Charts and diagrams as code:
====

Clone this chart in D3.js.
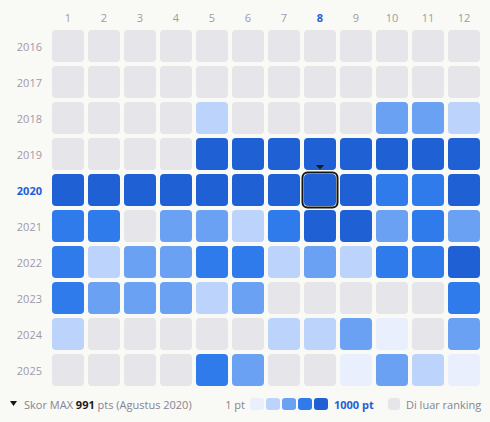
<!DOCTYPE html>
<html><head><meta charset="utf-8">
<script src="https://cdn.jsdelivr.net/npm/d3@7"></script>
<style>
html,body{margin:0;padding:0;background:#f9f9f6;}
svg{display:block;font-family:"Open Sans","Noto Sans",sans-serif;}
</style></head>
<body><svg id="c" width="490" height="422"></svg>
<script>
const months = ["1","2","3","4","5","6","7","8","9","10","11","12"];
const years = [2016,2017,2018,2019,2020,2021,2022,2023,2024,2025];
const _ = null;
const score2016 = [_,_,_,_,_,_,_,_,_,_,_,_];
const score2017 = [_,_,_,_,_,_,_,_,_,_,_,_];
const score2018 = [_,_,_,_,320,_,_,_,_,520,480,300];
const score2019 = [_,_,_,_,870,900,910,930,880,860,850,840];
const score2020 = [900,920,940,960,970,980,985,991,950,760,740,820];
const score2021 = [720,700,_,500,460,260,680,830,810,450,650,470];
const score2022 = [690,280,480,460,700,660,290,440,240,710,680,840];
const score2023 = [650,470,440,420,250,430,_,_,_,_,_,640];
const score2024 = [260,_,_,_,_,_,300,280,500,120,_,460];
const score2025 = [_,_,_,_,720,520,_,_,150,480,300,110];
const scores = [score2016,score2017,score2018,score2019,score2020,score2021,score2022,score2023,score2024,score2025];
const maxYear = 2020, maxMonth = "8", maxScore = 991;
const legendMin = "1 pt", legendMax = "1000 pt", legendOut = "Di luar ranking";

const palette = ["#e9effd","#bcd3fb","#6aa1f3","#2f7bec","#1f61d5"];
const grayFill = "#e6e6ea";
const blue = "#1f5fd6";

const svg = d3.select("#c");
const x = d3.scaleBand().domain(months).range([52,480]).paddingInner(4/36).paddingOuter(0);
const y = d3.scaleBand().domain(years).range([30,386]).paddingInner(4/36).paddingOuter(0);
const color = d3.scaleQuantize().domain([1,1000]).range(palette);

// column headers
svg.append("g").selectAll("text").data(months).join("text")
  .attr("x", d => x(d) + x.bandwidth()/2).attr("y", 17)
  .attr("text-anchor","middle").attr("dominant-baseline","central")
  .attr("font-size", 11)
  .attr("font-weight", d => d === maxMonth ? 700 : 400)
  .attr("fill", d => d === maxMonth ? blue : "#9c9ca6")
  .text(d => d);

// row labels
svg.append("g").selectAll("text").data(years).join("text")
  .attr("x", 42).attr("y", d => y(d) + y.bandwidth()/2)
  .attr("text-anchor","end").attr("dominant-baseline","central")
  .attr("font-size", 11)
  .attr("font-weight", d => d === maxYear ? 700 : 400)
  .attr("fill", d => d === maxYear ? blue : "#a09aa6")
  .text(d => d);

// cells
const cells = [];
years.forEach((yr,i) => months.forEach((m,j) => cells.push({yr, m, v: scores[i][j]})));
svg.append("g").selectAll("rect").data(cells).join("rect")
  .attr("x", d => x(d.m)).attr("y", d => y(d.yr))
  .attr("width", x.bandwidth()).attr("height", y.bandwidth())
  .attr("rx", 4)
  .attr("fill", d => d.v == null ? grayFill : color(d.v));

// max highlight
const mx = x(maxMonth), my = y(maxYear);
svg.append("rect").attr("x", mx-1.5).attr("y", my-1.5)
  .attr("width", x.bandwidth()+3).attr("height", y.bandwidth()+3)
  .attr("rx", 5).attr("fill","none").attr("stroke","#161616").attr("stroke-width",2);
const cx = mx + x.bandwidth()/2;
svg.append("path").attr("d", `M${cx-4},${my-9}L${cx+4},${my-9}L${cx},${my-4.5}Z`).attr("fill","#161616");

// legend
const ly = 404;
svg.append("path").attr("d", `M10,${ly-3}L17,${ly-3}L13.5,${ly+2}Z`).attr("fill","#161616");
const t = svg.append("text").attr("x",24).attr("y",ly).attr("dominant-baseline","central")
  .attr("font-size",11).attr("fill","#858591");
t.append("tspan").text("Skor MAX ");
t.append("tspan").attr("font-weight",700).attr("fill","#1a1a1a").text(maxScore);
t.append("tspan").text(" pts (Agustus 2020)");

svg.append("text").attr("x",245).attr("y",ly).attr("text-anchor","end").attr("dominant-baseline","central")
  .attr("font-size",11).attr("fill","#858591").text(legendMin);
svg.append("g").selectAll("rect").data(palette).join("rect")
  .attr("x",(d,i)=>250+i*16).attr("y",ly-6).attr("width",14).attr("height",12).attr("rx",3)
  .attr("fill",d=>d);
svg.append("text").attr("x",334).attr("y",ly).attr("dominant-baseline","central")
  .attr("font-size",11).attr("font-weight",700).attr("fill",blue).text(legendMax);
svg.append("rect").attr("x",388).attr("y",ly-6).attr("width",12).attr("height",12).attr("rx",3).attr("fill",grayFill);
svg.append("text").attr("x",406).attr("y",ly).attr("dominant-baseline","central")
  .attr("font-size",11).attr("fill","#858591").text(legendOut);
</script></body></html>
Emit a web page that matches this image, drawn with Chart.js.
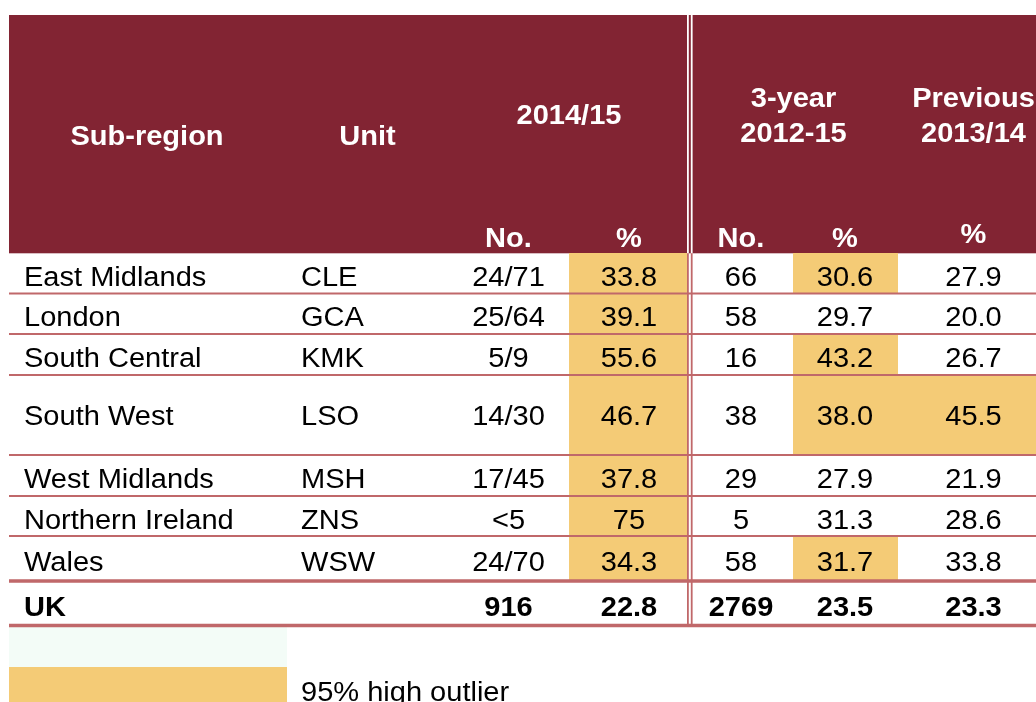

====

- [TASK BRIEF]
Return the entries unchanged, save for the pictures, which do not belong in the copy.

- [WRITTEN RESPONSE]
Clone this chart in D3.js.
<!DOCTYPE html>
<html><head><meta charset="utf-8">
<script src="https://cdn.jsdelivr.net/npm/d3@7"></script>
<style>
html,body{margin:0;padding:0;background:#f9f9f6;}
svg{display:block;font-family:"Open Sans","Noto Sans",sans-serif;}
</style></head>
<body><svg id="c" width="490" height="422"></svg>
<script>
const months = ["1","2","3","4","5","6","7","8","9","10","11","12"];
const years = [2016,2017,2018,2019,2020,2021,2022,2023,2024,2025];
const _ = null;
const score2016 = [_,_,_,_,_,_,_,_,_,_,_,_];
const score2017 = [_,_,_,_,_,_,_,_,_,_,_,_];
const score2018 = [_,_,_,_,320,_,_,_,_,520,480,300];
const score2019 = [_,_,_,_,870,900,910,930,880,860,850,840];
const score2020 = [900,920,940,960,970,980,985,991,950,760,740,820];
const score2021 = [720,700,_,500,460,260,680,830,810,450,650,470];
const score2022 = [690,280,480,460,700,660,290,440,240,710,680,840];
const score2023 = [650,470,440,420,250,430,_,_,_,_,_,640];
const score2024 = [260,_,_,_,_,_,300,280,500,120,_,460];
const score2025 = [_,_,_,_,720,520,_,_,150,480,300,110];
const scores = [score2016,score2017,score2018,score2019,score2020,score2021,score2022,score2023,score2024,score2025];
const maxYear = 2020, maxMonth = "8", maxScore = 991;
const legendMin = "1 pt", legendMax = "1000 pt", legendOut = "Di luar ranking";

const palette = ["#e9effd","#bcd3fb","#6aa1f3","#2f7bec","#1f61d5"];
const grayFill = "#e6e6ea";
const blue = "#1f5fd6";

const svg = d3.select("#c");
const x = d3.scaleBand().domain(months).range([52,480]).paddingInner(4/36).paddingOuter(0);
const y = d3.scaleBand().domain(years).range([30,386]).paddingInner(4/36).paddingOuter(0);
const color = d3.scaleQuantize().domain([1,1000]).range(palette);

// column headers
svg.append("g").selectAll("text").data(months).join("text")
  .attr("x", d => x(d) + x.bandwidth()/2).attr("y", 17)
  .attr("text-anchor","middle").attr("dominant-baseline","central")
  .attr("font-size", 11)
  .attr("font-weight", d => d === maxMonth ? 700 : 400)
  .attr("fill", d => d === maxMonth ? blue : "#9c9ca6")
  .text(d => d);

// row labels
svg.append("g").selectAll("text").data(years).join("text")
  .attr("x", 42).attr("y", d => y(d) + y.bandwidth()/2)
  .attr("text-anchor","end").attr("dominant-baseline","central")
  .attr("font-size", 11)
  .attr("font-weight", d => d === maxYear ? 700 : 400)
  .attr("fill", d => d === maxYear ? blue : "#a09aa6")
  .text(d => d);

// cells
const cells = [];
years.forEach((yr,i) => months.forEach((m,j) => cells.push({yr, m, v: scores[i][j]})));
svg.append("g").selectAll("rect").data(cells).join("rect")
  .attr("x", d => x(d.m)).attr("y", d => y(d.yr))
  .attr("width", x.bandwidth()).attr("height", y.bandwidth())
  .attr("rx", 4)
  .attr("fill", d => d.v == null ? grayFill : color(d.v));

// max highlight
const mx = x(maxMonth), my = y(maxYear);
svg.append("rect").attr("x", mx-1.5).attr("y", my-1.5)
  .attr("width", x.bandwidth()+3).attr("height", y.bandwidth()+3)
  .attr("rx", 5).attr("fill","none").attr("stroke","#161616").attr("stroke-width",2);
const cx = mx + x.bandwidth()/2;
svg.append("path").attr("d", `M${cx-4},${my-9}L${cx+4},${my-9}L${cx},${my-4.5}Z`).attr("fill","#161616");

// legend
const ly = 404;
svg.append("path").attr("d", `M10,${ly-3}L17,${ly-3}L13.5,${ly+2}Z`).attr("fill","#161616");
const t = svg.append("text").attr("x",24).attr("y",ly).attr("dominant-baseline","central")
  .attr("font-size",11).attr("fill","#858591");
t.append("tspan").text("Skor MAX ");
t.append("tspan").attr("font-weight",700).attr("fill","#1a1a1a").text(maxScore);
t.append("tspan").text(" pts (Agustus 2020)");

svg.append("text").attr("x",245).attr("y",ly).attr("text-anchor","end").attr("dominant-baseline","central")
  .attr("font-size",11).attr("fill","#858591").text(legendMin);
svg.append("g").selectAll("rect").data(palette).join("rect")
  .attr("x",(d,i)=>250+i*16).attr("y",ly-6).attr("width",14).attr("height",12).attr("rx",3)
  .attr("fill",d=>d);
svg.append("text").attr("x",334).attr("y",ly).attr("dominant-baseline","central")
  .attr("font-size",11).attr("font-weight",700).attr("fill",blue).text(legendMax);
svg.append("rect").attr("x",388).attr("y",ly-6).attr("width",12).attr("height",12).attr("rx",3).attr("fill",grayFill);
svg.append("text").attr("x",406).attr("y",ly).attr("dominant-baseline","central")
  .attr("font-size",11).attr("fill","#858591").text(legendOut);
</script></body></html>
Emit a web page that matches this image, drawn with Chart.js.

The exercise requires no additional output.